Since inception in 2009, the CBN has released the sum of N151.015 billion for disbursement to 190 beneficiaries made up of 163 private promoters and 27 State Governments that accessed N1.0 billion each (apart from FCT which accessed N16.0 million only).
The analysis of number of projects financed under CACS by value chain showed that out of the 163 CACS private sector sponsored projects, production accounted for 44% and dominated the activities funded while processing accounted for 41.1%.
These activities were distantly followed by marketing and storage which registered 8% and 6.75% respectively.
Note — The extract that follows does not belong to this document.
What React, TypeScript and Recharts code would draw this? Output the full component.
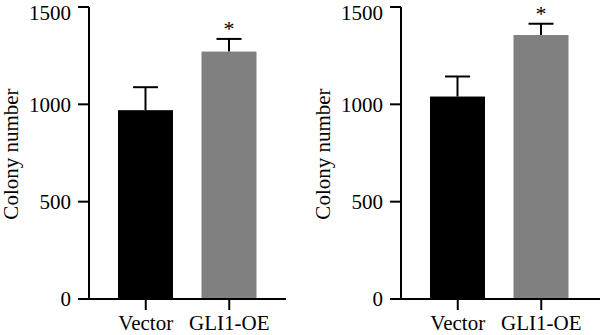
import React from 'react';
import { BarChart, Bar, XAxis, YAxis, Cell, Label } from 'recharts';

// Colony counts (mean ± SD) for two independent experiments
const categories = ['Vector', 'GLI1-OE'];
const leftMeans = [970, 1271];
const leftErrors = [118, 65];
const rightMeans = [1040, 1356];
const rightErrors = [103, 58];
const significance = ['', '*'];
const yTicks = [0, 500, 1000, 1500];
const barColors = ['#000000', '#808080'];

const FONT = '"Liberation Serif", "Times New Roman", serif';
const FONT_SIZE = 21;

type Row = { name: string; mean: number; err: number; sig: string };

const buildRows = (means: number[], errors: number[]): Row[] =>
  categories.map((name, i) => ({ name, mean: means[i], err: errors[i], sig: significance[i] }));

const leftData = buildRows(leftMeans, leftErrors);
const rightData = buildRows(rightMeans, rightErrors);

// Bar rectangle with an upward-only SD whisker and an optional significance mark
const BarWithError = (props: any) => {
  const { x, y, width, height, fill, payload } = props;
  const pxPerUnit = payload.mean ? height / payload.mean : 0;
  const errTop = y - payload.err * pxPerUnit;
  const cx = x + width / 2;
  const cap = 12.5;
  return (
    <g>
      <rect x={x} y={y} width={width} height={height} fill={fill} />
      <line x1={cx} y1={y} x2={cx} y2={errTop} stroke="#000" strokeWidth={2} />
      <line x1={cx - cap} y1={errTop} x2={cx + cap} y2={errTop} stroke="#000" strokeWidth={2} />
      {payload.sig ? (
        <text x={cx} y={errTop - 3} textAnchor="middle" fontFamily={FONT} fontSize={22} fill="#000">
          {payload.sig}
        </text>
      ) : null}
    </g>
  );
};

const tickStyle = { fill: '#000', fontFamily: FONT, fontSize: FONT_SIZE };

type PanelProps = {
  data: Row[];
  yAxisWidth: number;
  marginRight: number;
  padRight: number;
  titleX: number;
};

const Panel = ({ data, yAxisWidth, marginRight, padRight, titleX }: PanelProps) => (
  <BarChart
    width={300}
    height={335}
    data={data}
    margin={{ top: 7, right: marginRight, bottom: 0, left: 0 }}
    barSize={55}
  >
    <XAxis
      dataKey="name"
      height={36}
      padding={{ left: 15, right: padRight }}
      axisLine={{ stroke: '#000', strokeWidth: 2 }}
      tickLine={{ stroke: '#000', strokeWidth: 2 }}
      tickSize={11}
      tickMargin={5}
      tick={tickStyle}
      interval={0}
    />
    <YAxis
      width={yAxisWidth}
      domain={[0, 1500]}
      ticks={yTicks}
      axisLine={{ stroke: '#000', strokeWidth: 2 }}
      tickLine={{ stroke: '#000', strokeWidth: 2 }}
      tickSize={11}
      tickMargin={7}
      tick={tickStyle}
    >
      <Label
        content={() => (
          <text
            x={titleX}
            y={154}
            transform={`rotate(-90 ${titleX} 154)`}
            textAnchor="middle"
            dominantBaseline="central"
            fontFamily={FONT}
            fontSize={FONT_SIZE}
            fill="#000"
          >
            Colony number
          </text>
        )}
      />
    </YAxis>
    <Bar dataKey="mean" isAnimationActive={false} shape={BarWithError}>
      {data.map((_, i) => (
        <Cell key={i} fill={barColors[i]} />
      ))}
    </Bar>
  </BarChart>
);

export default function App() {
  return (
    <div
      style={{
        position: 'absolute',
        left: 0,
        top: 0,
        width: 600,
        height: 335,
        display: 'flex',
        background: '#fff',
        overflow: 'hidden',
      }}
    >
      <Panel data={leftData} yAxisWidth={89} marginRight={14} padRight={15} titleX={11} />
      <Panel data={rightData} yAxisWidth={101} marginRight={0} padRight={17} titleX={23} />
    </div>
  );
}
With regards to the value of funds released, processing accounted for 55.6% followed by production which accounted for 29.1% of the value of enterprises financed.
These were followed by marketing and storage which registered 10.4% and 4.9% respectively. In terms of job creation, the scheme has facilitated the creation of 20,826 new jobs; 185 skilled, 231 semi-skilled and20,412 unskilled jobs.
A key component of these initiatives is the single digit interest rate of 7.0 to 7.5 per cent interest rate for loans granted under each of them. Compared to the average interest rate of about 22 per cent charged by banks, this translates to 15 per cent interest rate discount for businesses in these critical sectors.
Without this discount, many of the businesses would have collapsed or reduced operations and production. In the process they would lay-off staff, thus increasing unemployment and reduction in national productivity.
The implication of the above is that while interest rate likes every other price is determined by market forces of supply and demand, similarly, its determination rate and hence access to loanable funds if completely abandoned to market forces would ultimately hurt critical sector of the economy.